I would like to share what I journaled today, mainly because this is what I am struggling with right now and secondly because I have had a hard time opening up lately and sharing this with you all is one way to really do that.
"I've been struggling lately with my future. I feel like God is calling me to Haiti, to live full time as a missionary, in a few years. While this sounds adventurous and wonderful I am wrestling with the images I have always had of my future. It can be summed up with one thing: elementary school classrooms. Cute classrooms that smell of Elmer's glue and paper mache pretty much encapsulate everything I would miss if I went to Haiti.
I want a lot of things, material things, that I couldn't have in a third world country but the main thing is that I want to live the life my mom had. I want to be able to volunteer in my kids classrooms, covered in bright posters outlining the stages of a volcano with baskets for school supplies and hooks to hang backpacks on. In my spare time I want come into said classrooms and teach crafts to my kid's classmates or bring in cupcakes on their birthdays.
I want American life with a nice kitchen, air conditioning, hospitals, and Target. I want a comfortable income that I earn in a paycheck, not through other people supporting me. I want cute elementary school classrooms for my kids. But even as I think about those things I wonder if they would actually be what I want.
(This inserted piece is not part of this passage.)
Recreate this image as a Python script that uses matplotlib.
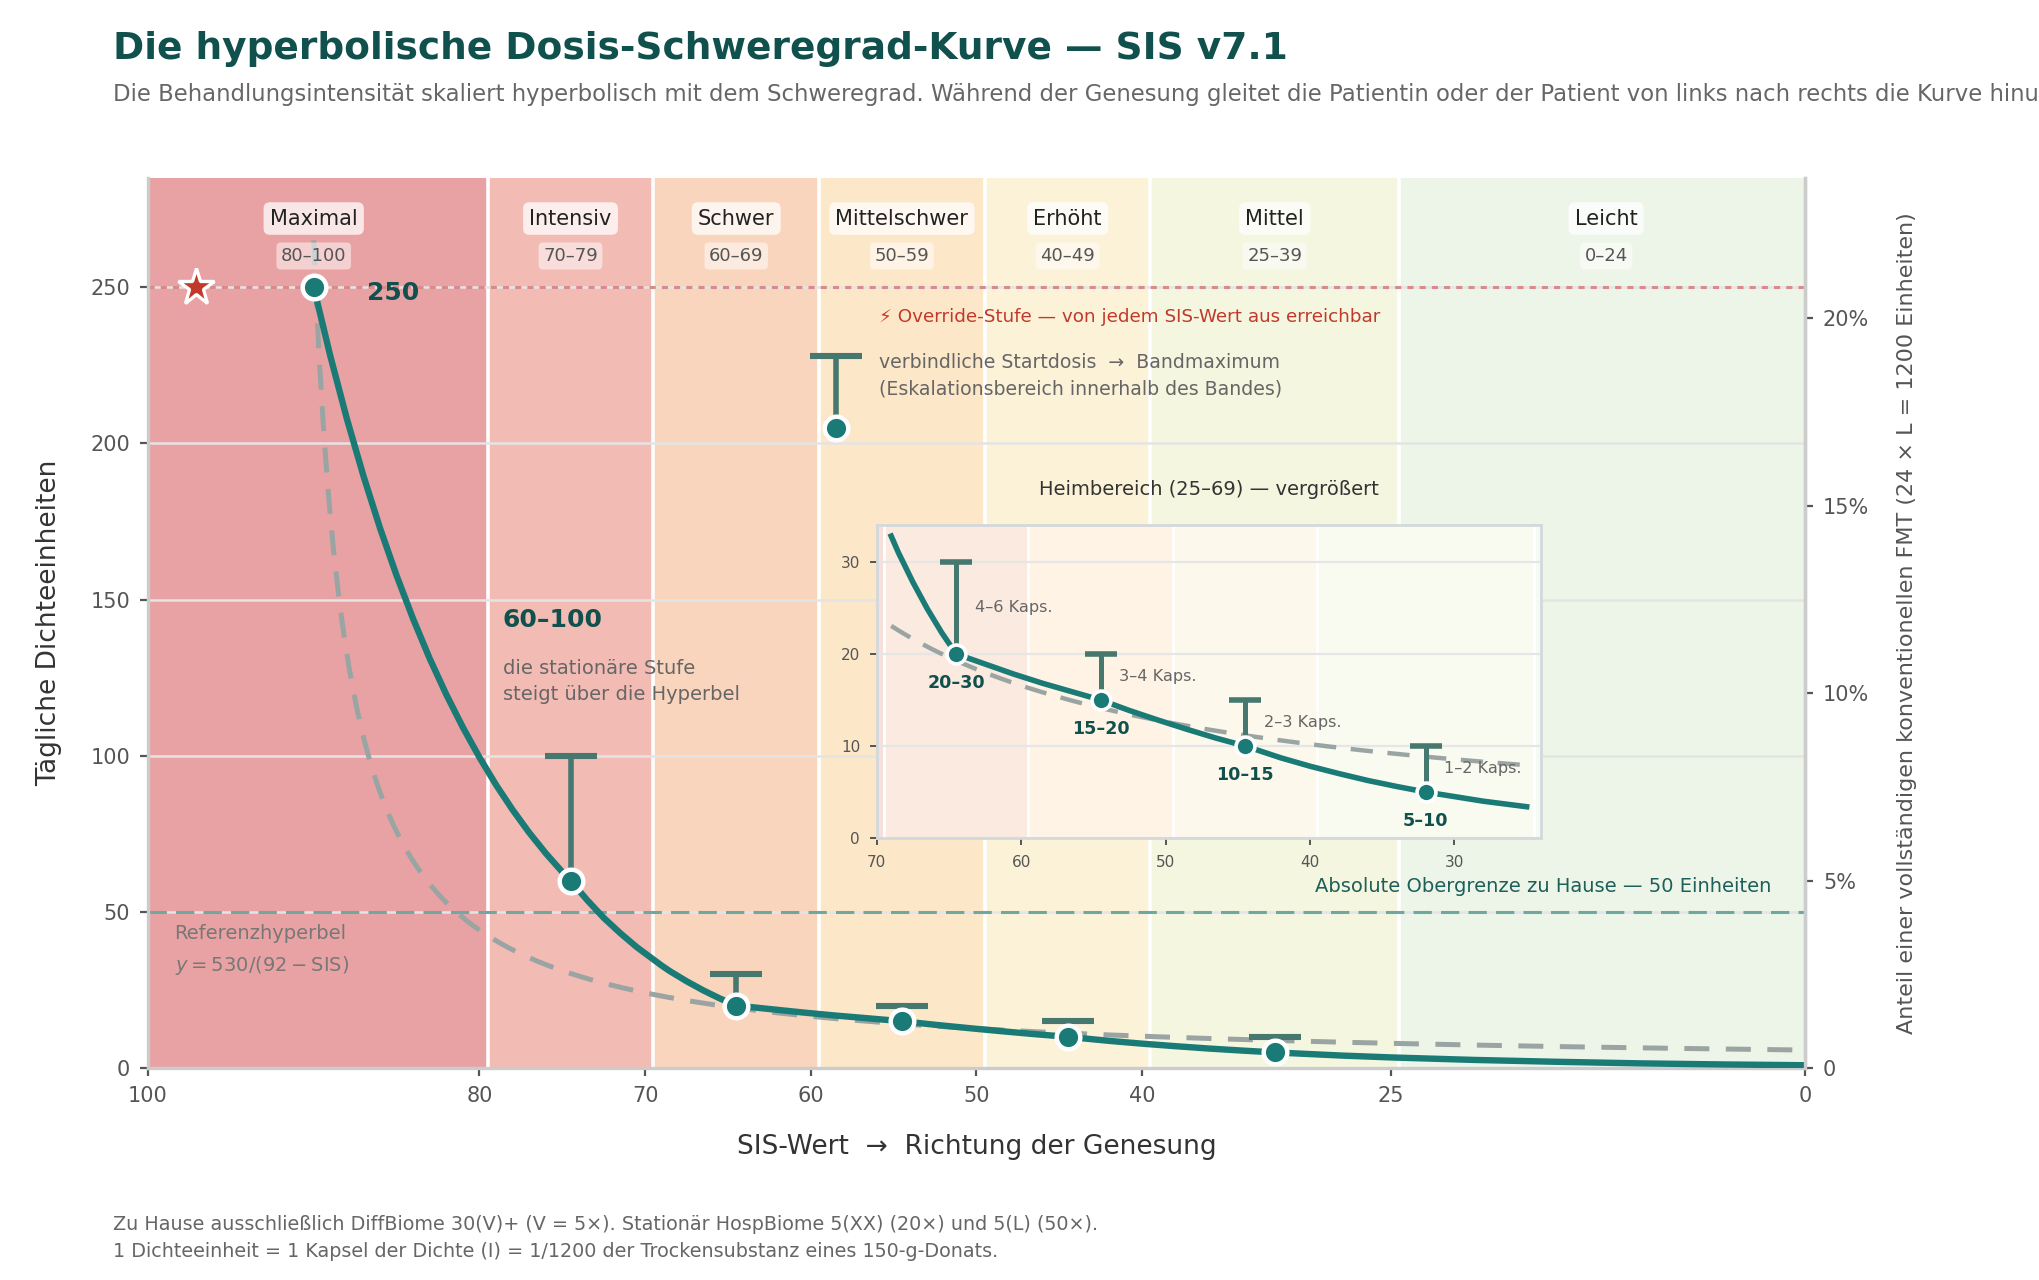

I feel that living my ideal life would leave me restless and unsatisfied (even if I was following the Lord).
Maybe since God has burdened my heart for Haiti already, I can't go back to my old visions for life. Maybe since I have already established that I am much different than my mom, I can't live the same life as her and be content. Maybe the struggle I am having with all of this is because God wants me to be okay with giving up my ideas. He might not intend for to me to go to Haiti after all but rather just learn to trust Him. I have no idea what He has planned but I do know that right now He is asking: "Whatever your future, whatever I will ask you to do, I want you to be joyful to give it. I want you to be okay with not treasuring earthly possessions. I want to be the only thing that matters. Will you work towards that joy with me?"
My answer: "Yeah I guess so...?" It is hard for me to even be willing to start relying on God. =/ I know He can change my heart but I have to be okay with Him even doing that. So step one, be willing to change. Orevwa classrooms! You will be my ideal no longer!.... hopefully."